深い底なしの沼

2010-02-27 22:00:00 | 思い出
 たまたまといいましょうか。
 家は親が医療関係の仕事をしていたせいもあり、たまに病気の相談を持ちかけられることがありました。

 電話で話していたり、直接誰かが訪ねてきたり、たまたま耳に入ってしまうことがありました。

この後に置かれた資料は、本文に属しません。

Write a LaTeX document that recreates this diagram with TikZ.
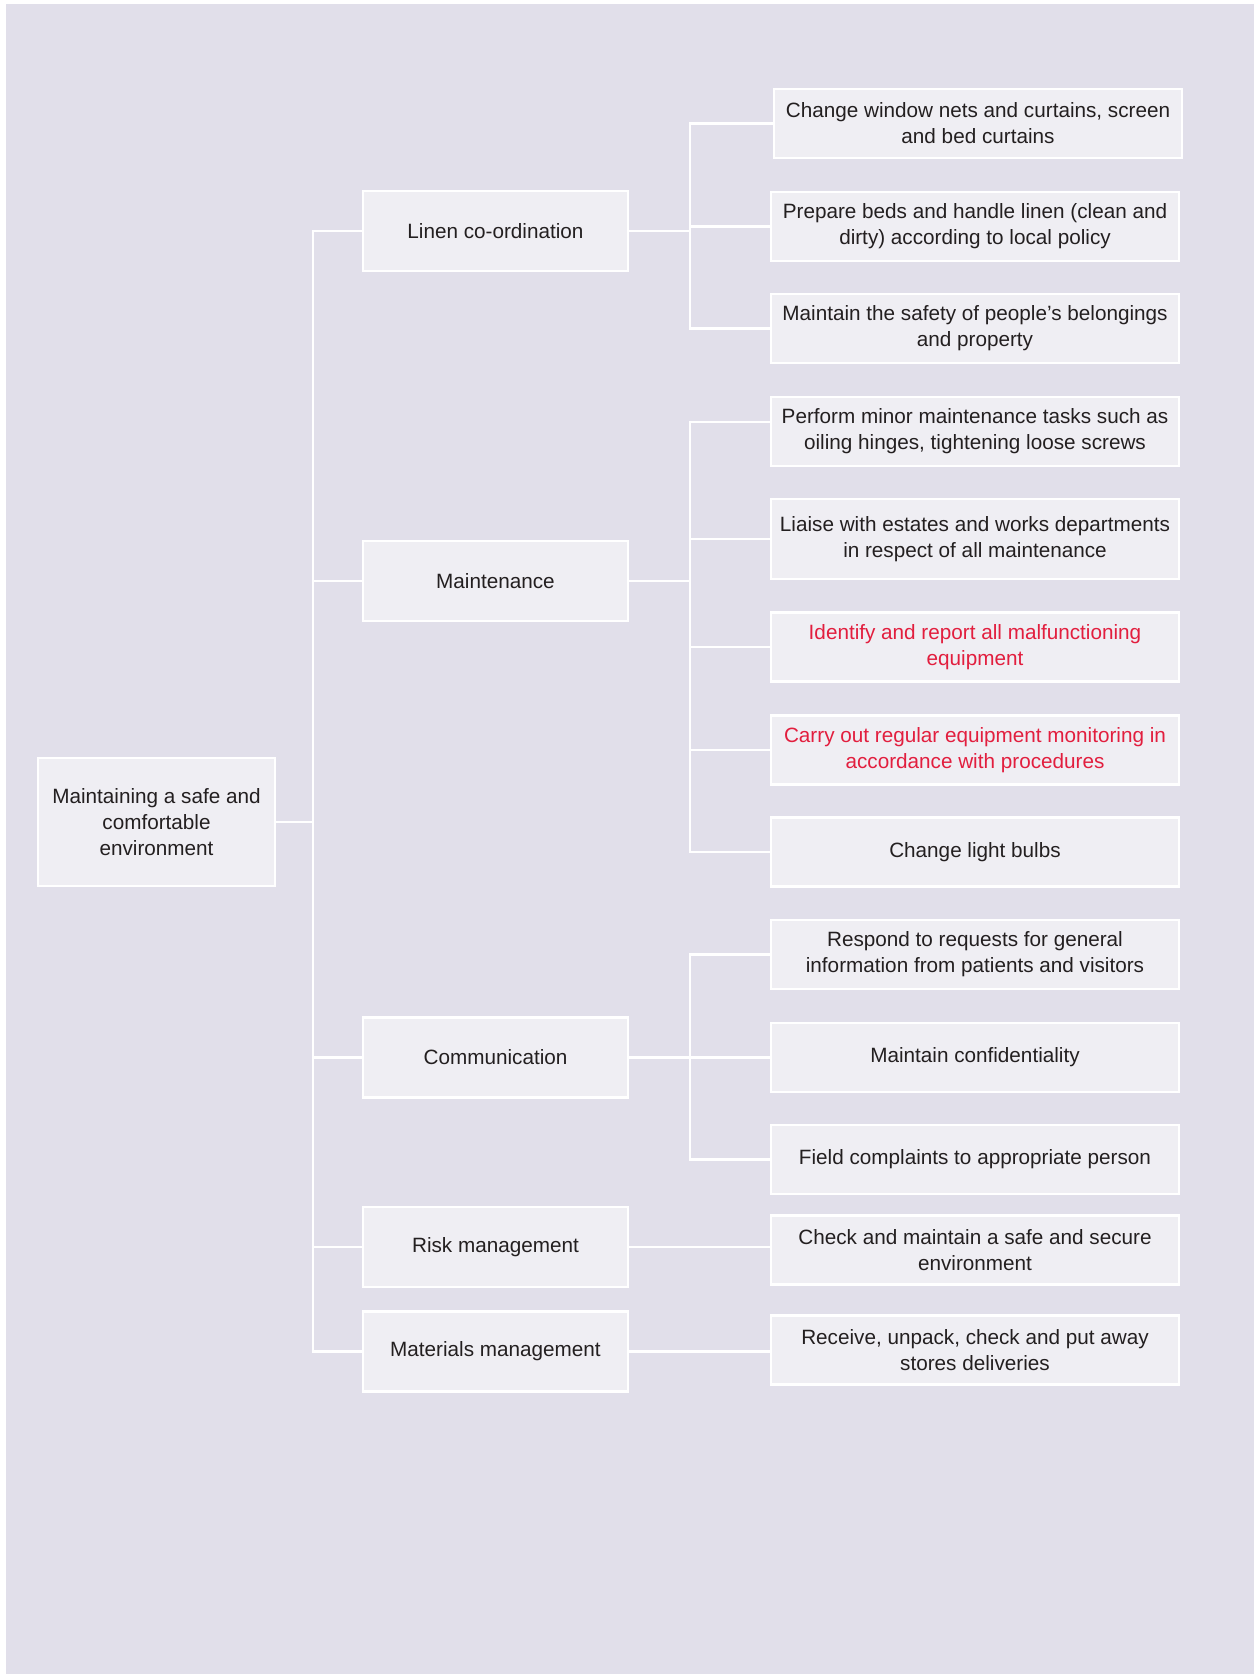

 けれど私はあくまで素人の第三者ですから深刻な事態があれば、普通に胸を痛めます。

 その時もたまたまその話を知ってしまいました。

 ご病状が重い。
 
 私も知ってる方のお話です。
 お嬢さんが誰に話せばいいのか迷い、そんなお話をなさったのです。

 正直知りたくなかった。

 人様のこととは言え、心が痛い話でした。

 でも今になって思うのです。
 
 お嬢さんは本当に辛くて誰かに助けを求めたい、それくらいつらくて悲しかった。

 一瞬にして、ずんと胸に深い底なしの沼が空いてしまったような、言葉にできない悲しみがあったのでしょう。

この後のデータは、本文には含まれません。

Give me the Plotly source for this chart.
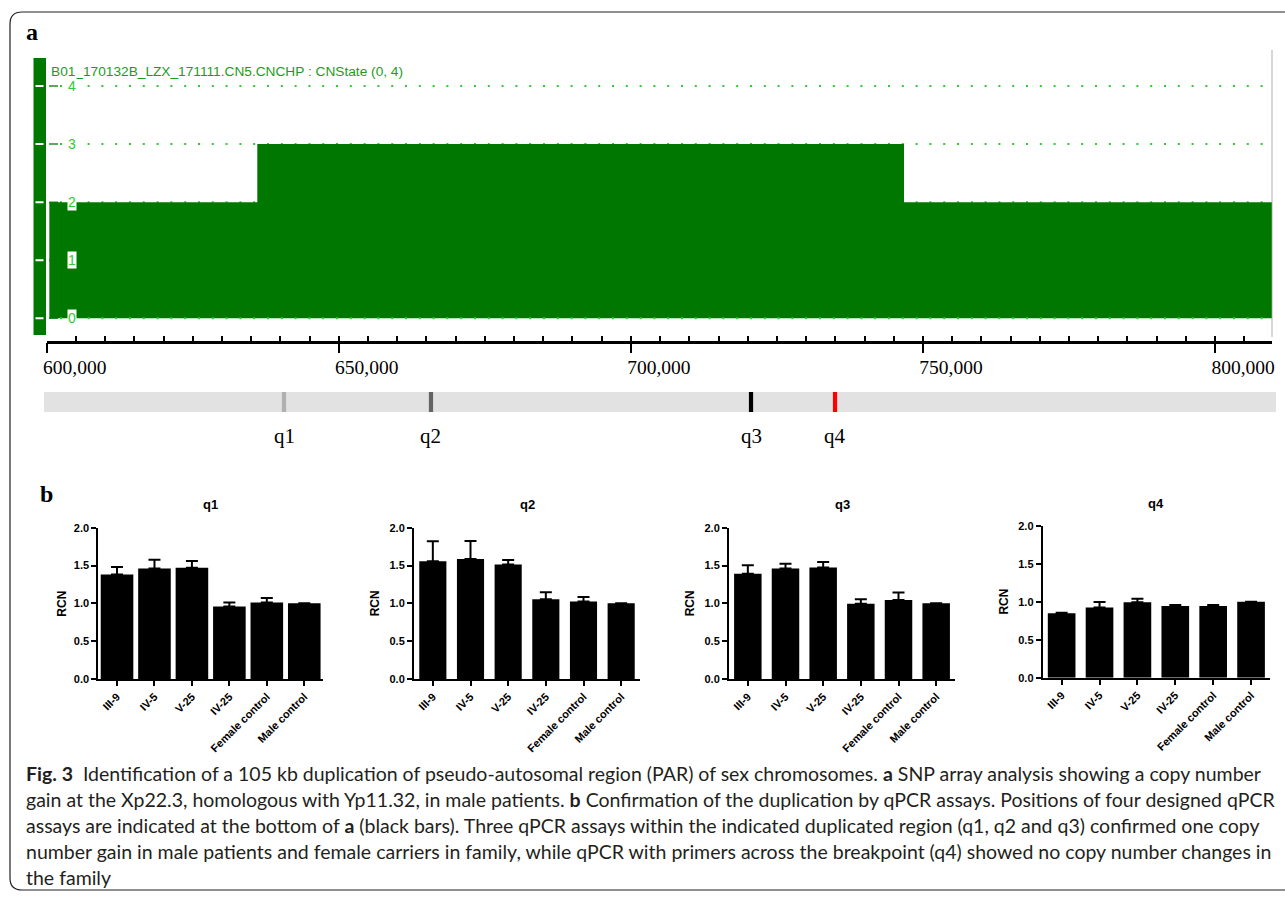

 千粒の涙を流してもけして沼が埋まることはないのでしょう。
 万粒の涙を流しても、沼は埋まらないのでしょう。

 誰でも出会う現実ですが、みんな深い沼をどうやって越えているんだろう。
 時間だけが解決するのでしょうか。

 沼はいつしか埋まり、花が咲く時代も巡ってくるのでしょうか。

 ふと思い出しました。
 先月きたあの時のお嬢さんの顔に万遍の笑みが浮かんでいたからかもしれません。